The name Rybakov is a pseudonym; my real name is Szescinski, because my father was Polish. He came from the region around Gdansk. My great-grandfather had been an enterprising peasant who opened a small factory making sewing machines. He prospered, enabling my grandfather to buy a large estate and with it, according to family legend, the title of count. To this day one of my uncles and his family live in Poland; he is a senior officer in the Gdansk police force. Like most of their fellow countrymen, they confess to having no love for the Russians.
My mother was from Russia, but, like my father, she was not entirely Russian either: she was also part gypsy. Her mother, my grandmother, known in the family as Mémé, was married to a successful architect called Vorobyov. She, in turn, was the owner and headmistress of a private boarding school for girls, and, at the same time, was a member of the Social Revolutionary Party. The Social Revolutionaries professed a brand of non-Marxist agrarian socialism and were deeply committed to terrorism as a political weapon. It was they, for instance, who assassinated Plehve, the Russian Minister of the Interior, in 1904; the Grand Duke Sergei in 1905; and Stolypin, the Prime Minister, in 1911.

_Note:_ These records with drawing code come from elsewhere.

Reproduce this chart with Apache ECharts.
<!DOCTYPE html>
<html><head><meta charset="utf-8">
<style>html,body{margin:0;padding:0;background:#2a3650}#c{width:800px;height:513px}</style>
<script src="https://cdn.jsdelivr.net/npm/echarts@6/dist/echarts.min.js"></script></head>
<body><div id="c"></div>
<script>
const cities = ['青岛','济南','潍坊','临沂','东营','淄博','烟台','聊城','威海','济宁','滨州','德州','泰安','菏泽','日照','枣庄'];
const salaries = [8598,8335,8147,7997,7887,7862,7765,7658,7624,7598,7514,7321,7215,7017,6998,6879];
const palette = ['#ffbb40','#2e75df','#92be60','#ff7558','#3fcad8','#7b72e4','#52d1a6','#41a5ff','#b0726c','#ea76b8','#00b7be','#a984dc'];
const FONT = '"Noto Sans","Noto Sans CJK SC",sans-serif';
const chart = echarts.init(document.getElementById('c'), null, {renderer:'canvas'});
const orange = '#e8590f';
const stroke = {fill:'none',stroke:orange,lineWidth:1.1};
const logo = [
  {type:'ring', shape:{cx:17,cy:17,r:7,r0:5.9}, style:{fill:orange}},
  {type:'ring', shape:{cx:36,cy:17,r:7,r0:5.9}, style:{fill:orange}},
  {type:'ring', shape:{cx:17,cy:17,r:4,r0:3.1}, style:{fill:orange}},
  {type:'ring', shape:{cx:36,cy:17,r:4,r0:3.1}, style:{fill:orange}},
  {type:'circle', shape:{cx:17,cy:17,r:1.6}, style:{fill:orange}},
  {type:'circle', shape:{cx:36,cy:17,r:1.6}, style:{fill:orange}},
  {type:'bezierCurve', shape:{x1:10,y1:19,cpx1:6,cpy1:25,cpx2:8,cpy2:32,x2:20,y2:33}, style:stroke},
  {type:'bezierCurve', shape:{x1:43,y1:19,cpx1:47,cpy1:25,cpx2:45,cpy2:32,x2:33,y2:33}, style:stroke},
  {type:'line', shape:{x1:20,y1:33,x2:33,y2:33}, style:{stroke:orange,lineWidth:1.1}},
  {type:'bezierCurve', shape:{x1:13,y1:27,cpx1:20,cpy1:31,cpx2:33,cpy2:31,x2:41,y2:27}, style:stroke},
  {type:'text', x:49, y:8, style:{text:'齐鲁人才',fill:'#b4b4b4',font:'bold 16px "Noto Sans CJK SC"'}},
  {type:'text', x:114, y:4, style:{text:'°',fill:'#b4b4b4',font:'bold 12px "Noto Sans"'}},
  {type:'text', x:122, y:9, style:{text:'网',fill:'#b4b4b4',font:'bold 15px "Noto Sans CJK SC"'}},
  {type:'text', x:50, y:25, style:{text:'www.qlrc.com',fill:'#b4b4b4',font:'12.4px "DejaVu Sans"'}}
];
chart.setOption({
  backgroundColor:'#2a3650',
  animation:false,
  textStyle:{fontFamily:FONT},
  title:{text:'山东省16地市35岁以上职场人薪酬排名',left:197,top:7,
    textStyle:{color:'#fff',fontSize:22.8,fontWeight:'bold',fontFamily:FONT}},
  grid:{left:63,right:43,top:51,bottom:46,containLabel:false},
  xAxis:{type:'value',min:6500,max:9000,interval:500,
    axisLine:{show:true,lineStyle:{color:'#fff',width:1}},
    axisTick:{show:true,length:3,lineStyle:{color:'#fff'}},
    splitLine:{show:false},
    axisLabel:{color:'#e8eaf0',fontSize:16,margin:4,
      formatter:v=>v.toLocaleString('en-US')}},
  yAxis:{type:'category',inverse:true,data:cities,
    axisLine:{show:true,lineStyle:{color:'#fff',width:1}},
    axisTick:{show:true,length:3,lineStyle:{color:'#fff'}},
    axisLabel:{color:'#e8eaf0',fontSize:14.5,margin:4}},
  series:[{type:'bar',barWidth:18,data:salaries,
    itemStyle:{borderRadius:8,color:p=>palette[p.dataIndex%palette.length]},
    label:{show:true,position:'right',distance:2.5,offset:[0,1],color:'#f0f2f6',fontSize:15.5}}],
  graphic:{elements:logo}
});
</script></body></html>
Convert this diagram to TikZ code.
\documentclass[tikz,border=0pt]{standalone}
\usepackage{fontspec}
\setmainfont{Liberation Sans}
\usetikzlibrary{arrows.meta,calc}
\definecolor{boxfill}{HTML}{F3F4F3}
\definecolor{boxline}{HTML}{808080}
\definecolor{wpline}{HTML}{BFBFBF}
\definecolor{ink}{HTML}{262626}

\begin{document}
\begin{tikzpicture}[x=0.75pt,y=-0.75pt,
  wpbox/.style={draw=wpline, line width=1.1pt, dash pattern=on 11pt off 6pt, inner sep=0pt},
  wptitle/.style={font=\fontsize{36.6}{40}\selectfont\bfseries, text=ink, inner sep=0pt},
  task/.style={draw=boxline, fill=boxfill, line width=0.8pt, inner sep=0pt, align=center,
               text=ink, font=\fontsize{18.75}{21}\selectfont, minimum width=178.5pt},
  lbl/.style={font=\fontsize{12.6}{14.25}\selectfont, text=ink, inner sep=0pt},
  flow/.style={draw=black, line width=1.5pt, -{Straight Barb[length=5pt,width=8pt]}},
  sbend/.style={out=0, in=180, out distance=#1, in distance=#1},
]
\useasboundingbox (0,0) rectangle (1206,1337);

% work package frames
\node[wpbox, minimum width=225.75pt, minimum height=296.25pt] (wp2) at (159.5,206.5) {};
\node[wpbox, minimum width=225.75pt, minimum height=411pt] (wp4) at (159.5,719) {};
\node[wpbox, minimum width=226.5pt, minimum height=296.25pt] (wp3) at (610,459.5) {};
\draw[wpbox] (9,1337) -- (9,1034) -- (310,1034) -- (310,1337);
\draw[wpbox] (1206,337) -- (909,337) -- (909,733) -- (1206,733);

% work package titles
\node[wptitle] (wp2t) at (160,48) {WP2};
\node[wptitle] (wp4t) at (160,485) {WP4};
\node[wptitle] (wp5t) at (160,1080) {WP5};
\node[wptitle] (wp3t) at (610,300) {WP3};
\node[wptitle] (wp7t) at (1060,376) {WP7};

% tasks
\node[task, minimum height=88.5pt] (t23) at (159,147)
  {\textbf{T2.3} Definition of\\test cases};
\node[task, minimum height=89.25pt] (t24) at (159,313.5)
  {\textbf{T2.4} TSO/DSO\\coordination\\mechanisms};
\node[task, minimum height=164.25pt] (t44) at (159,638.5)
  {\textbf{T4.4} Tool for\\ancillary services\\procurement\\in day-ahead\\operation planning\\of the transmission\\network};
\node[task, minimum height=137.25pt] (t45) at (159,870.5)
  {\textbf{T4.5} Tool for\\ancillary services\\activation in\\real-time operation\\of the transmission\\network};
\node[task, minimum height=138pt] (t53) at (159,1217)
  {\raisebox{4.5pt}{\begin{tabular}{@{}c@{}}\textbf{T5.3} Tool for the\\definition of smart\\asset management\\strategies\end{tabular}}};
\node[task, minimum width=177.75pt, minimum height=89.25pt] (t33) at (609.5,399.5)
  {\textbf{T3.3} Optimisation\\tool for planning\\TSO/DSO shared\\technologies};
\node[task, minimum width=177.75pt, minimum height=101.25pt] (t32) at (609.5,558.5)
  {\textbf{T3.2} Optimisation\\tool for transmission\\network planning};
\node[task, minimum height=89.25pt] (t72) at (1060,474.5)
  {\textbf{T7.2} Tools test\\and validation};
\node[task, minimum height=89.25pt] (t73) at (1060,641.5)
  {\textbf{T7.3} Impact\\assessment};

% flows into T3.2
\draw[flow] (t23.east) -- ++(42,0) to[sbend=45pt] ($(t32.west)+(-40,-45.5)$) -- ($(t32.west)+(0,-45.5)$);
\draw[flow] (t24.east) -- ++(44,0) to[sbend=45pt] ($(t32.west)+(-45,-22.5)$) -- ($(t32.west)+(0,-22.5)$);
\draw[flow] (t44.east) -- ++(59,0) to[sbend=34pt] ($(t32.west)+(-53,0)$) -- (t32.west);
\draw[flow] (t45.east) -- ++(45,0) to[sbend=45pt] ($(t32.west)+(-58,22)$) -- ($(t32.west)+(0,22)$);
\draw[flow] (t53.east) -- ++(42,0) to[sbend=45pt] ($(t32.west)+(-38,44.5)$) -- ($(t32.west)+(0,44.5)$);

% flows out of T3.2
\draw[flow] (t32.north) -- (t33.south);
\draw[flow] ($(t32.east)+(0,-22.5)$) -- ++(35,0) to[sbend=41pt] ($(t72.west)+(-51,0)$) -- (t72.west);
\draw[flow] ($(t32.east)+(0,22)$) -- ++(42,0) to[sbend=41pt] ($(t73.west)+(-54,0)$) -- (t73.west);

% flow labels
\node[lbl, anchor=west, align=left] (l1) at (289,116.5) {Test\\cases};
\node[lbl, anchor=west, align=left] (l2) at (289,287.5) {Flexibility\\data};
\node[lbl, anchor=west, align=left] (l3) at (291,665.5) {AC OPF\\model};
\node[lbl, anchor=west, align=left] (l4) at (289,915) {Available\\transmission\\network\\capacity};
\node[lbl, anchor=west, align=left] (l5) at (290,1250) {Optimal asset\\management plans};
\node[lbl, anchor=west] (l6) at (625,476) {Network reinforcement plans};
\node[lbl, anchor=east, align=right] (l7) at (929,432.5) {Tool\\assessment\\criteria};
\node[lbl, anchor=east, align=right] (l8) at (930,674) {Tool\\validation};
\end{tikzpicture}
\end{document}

Mémé’s brother did not share her political views: he owned forests in Smolensk Province, and when in 1896 or 1897 he caught some peasants cutting down his trees and stealing the timber, he mutilated them by cutting off the fingers of their right hands. It was no doubt those same peasants or their relatives who seized him eight years later during the 1905 revolution, lashed him between two planks, doused him in kerosene and burned him alive. When Mémé learned of her brother’s fate, she exclaimed: ‘And high time too! At last justice has triumphed. The dog has died a dog’s death.’ It was not a particularly intimate family.